DATA SEGMENT |
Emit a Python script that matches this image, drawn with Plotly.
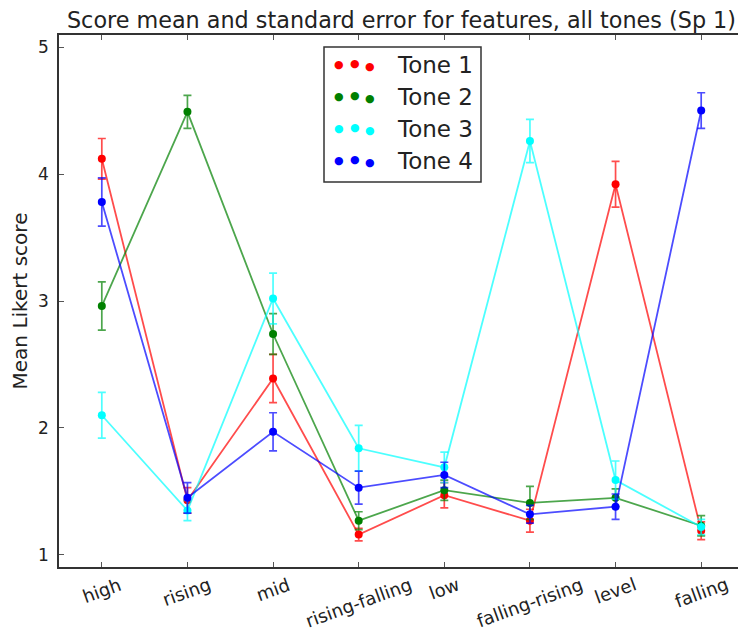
import plotly.graph_objects as go

categories = ["high", "rising", "mid", "rising-falling", "low", "falling-rising", "level", "falling"]

tone1_mean = [4.12, 1.43, 2.39, 1.16, 1.47, 1.27, 3.92, 1.19]
tone1_err = [0.16, 0.10, 0.19, 0.05, 0.10, 0.09, 0.18, 0.07]
tone2_mean = [2.96, 4.49, 2.74, 1.27, 1.51, 1.41, 1.45, 1.23]
tone2_err = [0.19, 0.13, 0.16, 0.07, 0.08, 0.13, 0.07, 0.08]
tone3_mean = [2.10, 1.35, 3.02, 1.84, 1.69, 4.26, 1.59, 1.22]
tone3_err = [0.18, 0.08, 0.20, 0.18, 0.12, 0.17, 0.15, 0.06]
tone4_mean = [3.78, 1.45, 1.97, 1.53, 1.63, 1.32, 1.38, 4.50]
tone4_err = [0.19, 0.12, 0.15, 0.13, 0.10, 0.07, 0.10, 0.14]

series_names = ["Tone 1", "Tone 2", "Tone 3", "Tone 4"]
series_means = [tone1_mean, tone2_mean, tone3_mean, tone4_mean]
series_errs = [tone1_err, tone2_err, tone3_err, tone4_err]
colors = [(255, 0, 0), (0, 128, 0), (0, 255, 255), (0, 0, 255)]

# page body has an 8px margin; the figure is offset accordingly
OFF = 8
SCR_W, SCR_H = 746, 630
W, H = SCR_W - OFF, SCR_H - OFF
# plot area in screen pixels: x 59..744, y 35..567
L = 59 - OFF
T = 35 - OFF
R = W - (744 - OFF)
B = H - (567 - OFF)
PW, PH = W - L - R, H - T - B
FONT = "DejaVu Sans"
TXT = "#222222"


def px(x):  # screen x -> paper
    return (x - OFF - L) / PW


def py(y):  # screen y -> paper
    return (H - B - (y - OFF)) / PH


fig = go.Figure()
for name, m, e, c in zip(series_names, series_means, series_errs, colors):
    rgba = "rgba(%d,%d,%d,0.7)" % c
    solid = "rgb(%d,%d,%d)" % c
    fig.add_trace(go.Scatter(
        x=categories, y=m, name=name, mode="lines+markers",
        line=dict(color=rgba, width=1.8),
        marker=dict(color=solid, size=8, line=dict(width=0)),
        error_y=dict(type="data", array=e, visible=True, color=rgba, thickness=1.7, width=4),
        showlegend=False,
    ))

axis_common = dict(
    showline=True, linecolor="#333333", linewidth=1.5, mirror="allticks",
    ticks="inside", ticklen=5, tickcolor="#555555", tickwidth=1,
    showgrid=False, zeroline=False, automargin=False,
    tickfont=dict(family=FONT, size=17, color=TXT),
)

fig.update_xaxes(type="category", categoryorder="array", categoryarray=categories,
                 range=[-0.5, len(categories) - 0.5], showticklabels=False, **axis_common)
fig.update_yaxes(range=[0.905, 5.095], tickvals=[1, 2, 3, 4, 5],
                 title=dict(text="Mean Likert score", font=dict(family=FONT, size=20, color=TXT), standoff=12),
                 ticklabelstandoff=5, **axis_common)

annotations = []
for cat in categories:
    annotations.append(dict(
        x=cat, y=0, xref="x", yref="paper", text=cat, showarrow=False,
        textangle=-20, xanchor="center", yanchor="top", yshift=-4,
        font=dict(family=FONT, size=18, color=TXT),
    ))

# legend (matplotlib-style, three dots per entry)
row_y = [65, 97, 129, 161]
dot_x = [339, 355, 370]
dot_dy = [0, -2, 1]
for name, c, ry in zip(series_names, colors, row_y):
    for dx, dy in zip(dot_x, dot_dy):
        annotations.append(dict(
            x=px(dx), y=py(ry + dy), xref="paper", yref="paper", text="●", showarrow=False,
            xanchor="center", yanchor="middle",
            font=dict(family=FONT, size=11, color="rgb(%d,%d,%d)" % c),
        ))
    annotations.append(dict(
        x=px(395), y=py(ry), xref="paper", yref="paper", text=name, showarrow=False,
        xanchor="left", yanchor="middle",
        font=dict(family=FONT, size=23, color=TXT),
    ))

shapes = [dict(type="rect", xref="paper", yref="paper",
               x0=px(324), x1=px(481), y0=py(182), y1=py(47),
               line=dict(color="#333333", width=1.5), fillcolor="white", layer="below")]

fig.update_layout(
    width=W, height=H,
    margin=dict(l=L, r=R, t=T, b=B, autoexpand=False),
    paper_bgcolor="white", plot_bgcolor="white",
    title=dict(text="Score mean and standard error for features, all tones (Sp 1)",
               font=dict(family=FONT, size=22.3, color=TXT),
               x=0.5, xref="paper", xanchor="center", y=1 - (20 - OFF) / H, yref="container", yanchor="middle"),
    annotations=annotations,
    shapes=shapes,
    showlegend=False,
)

fig.write_html("out.html")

EXERCISE |
Except for the pictures, give all the material above again verbatim.

RESPONSE TO THIS TASK |
Emit a Python script that matches this image, drawn with Plotly.
import plotly.graph_objects as go

categories = ["high", "rising", "mid", "rising-falling", "low", "falling-rising", "level", "falling"]

tone1_mean = [4.12, 1.43, 2.39, 1.16, 1.47, 1.27, 3.92, 1.19]
tone1_err = [0.16, 0.10, 0.19, 0.05, 0.10, 0.09, 0.18, 0.07]
tone2_mean = [2.96, 4.49, 2.74, 1.27, 1.51, 1.41, 1.45, 1.23]
tone2_err = [0.19, 0.13, 0.16, 0.07, 0.08, 0.13, 0.07, 0.08]
tone3_mean = [2.10, 1.35, 3.02, 1.84, 1.69, 4.26, 1.59, 1.22]
tone3_err = [0.18, 0.08, 0.20, 0.18, 0.12, 0.17, 0.15, 0.06]
tone4_mean = [3.78, 1.45, 1.97, 1.53, 1.63, 1.32, 1.38, 4.50]
tone4_err = [0.19, 0.12, 0.15, 0.13, 0.10, 0.07, 0.10, 0.14]

series_names = ["Tone 1", "Tone 2", "Tone 3", "Tone 4"]
series_means = [tone1_mean, tone2_mean, tone3_mean, tone4_mean]
series_errs = [tone1_err, tone2_err, tone3_err, tone4_err]
colors = [(255, 0, 0), (0, 128, 0), (0, 255, 255), (0, 0, 255)]

# page body has an 8px margin; the figure is offset accordingly
OFF = 8
SCR_W, SCR_H = 746, 630
W, H = SCR_W - OFF, SCR_H - OFF
# plot area in screen pixels: x 59..744, y 35..567
L = 59 - OFF
T = 35 - OFF
R = W - (744 - OFF)
B = H - (567 - OFF)
PW, PH = W - L - R, H - T - B
FONT = "DejaVu Sans"
TXT = "#222222"


def px(x):  # screen x -> paper
    return (x - OFF - L) / PW


def py(y):  # screen y -> paper
    return (H - B - (y - OFF)) / PH


fig = go.Figure()
for name, m, e, c in zip(series_names, series_means, series_errs, colors):
    rgba = "rgba(%d,%d,%d,0.7)" % c
    solid = "rgb(%d,%d,%d)" % c
    fig.add_trace(go.Scatter(
        x=categories, y=m, name=name, mode="lines+markers",
        line=dict(color=rgba, width=1.8),
        marker=dict(color=solid, size=8, line=dict(width=0)),
        error_y=dict(type="data", array=e, visible=True, color=rgba, thickness=1.7, width=4),
        showlegend=False,
    ))

axis_common = dict(
    showline=True, linecolor="#333333", linewidth=1.5, mirror="allticks",
    ticks="inside", ticklen=5, tickcolor="#555555", tickwidth=1,
    showgrid=False, zeroline=False, automargin=False,
    tickfont=dict(family=FONT, size=17, color=TXT),
)

fig.update_xaxes(type="category", categoryorder="array", categoryarray=categories,
                 range=[-0.5, len(categories) - 0.5], showticklabels=False, **axis_common)
fig.update_yaxes(range=[0.905, 5.095], tickvals=[1, 2, 3, 4, 5],
                 title=dict(text="Mean Likert score", font=dict(family=FONT, size=20, color=TXT), standoff=12),
                 ticklabelstandoff=5, **axis_common)

annotations = []
for cat in categories:
    annotations.append(dict(
        x=cat, y=0, xref="x", yref="paper", text=cat, showarrow=False,
        textangle=-20, xanchor="center", yanchor="top", yshift=-4,
        font=dict(family=FONT, size=18, color=TXT),
    ))

# legend (matplotlib-style, three dots per entry)
row_y = [65, 97, 129, 161]
dot_x = [339, 355, 370]
dot_dy = [0, -2, 1]
for name, c, ry in zip(series_names, colors, row_y):
    for dx, dy in zip(dot_x, dot_dy):
        annotations.append(dict(
            x=px(dx), y=py(ry + dy), xref="paper", yref="paper", text="●", showarrow=False,
            xanchor="center", yanchor="middle",
            font=dict(family=FONT, size=11, color="rgb(%d,%d,%d)" % c),
        ))
    annotations.append(dict(
        x=px(395), y=py(ry), xref="paper", yref="paper", text=name, showarrow=False,
        xanchor="left", yanchor="middle",
        font=dict(family=FONT, size=23, color=TXT),
    ))

shapes = [dict(type="rect", xref="paper", yref="paper",
               x0=px(324), x1=px(481), y0=py(182), y1=py(47),
               line=dict(color="#333333", width=1.5), fillcolor="white", layer="below")]

fig.update_layout(
    width=W, height=H,
    margin=dict(l=L, r=R, t=T, b=B, autoexpand=False),
    paper_bgcolor="white", plot_bgcolor="white",
    title=dict(text="Score mean and standard error for features, all tones (Sp 1)",
               font=dict(family=FONT, size=22.3, color=TXT),
               x=0.5, xref="paper", xanchor="center", y=1 - (20 - OFF) / H, yref="container", yanchor="middle"),
    annotations=annotations,
    shapes=shapes,
    showlegend=False,
)

fig.write_html("out.html")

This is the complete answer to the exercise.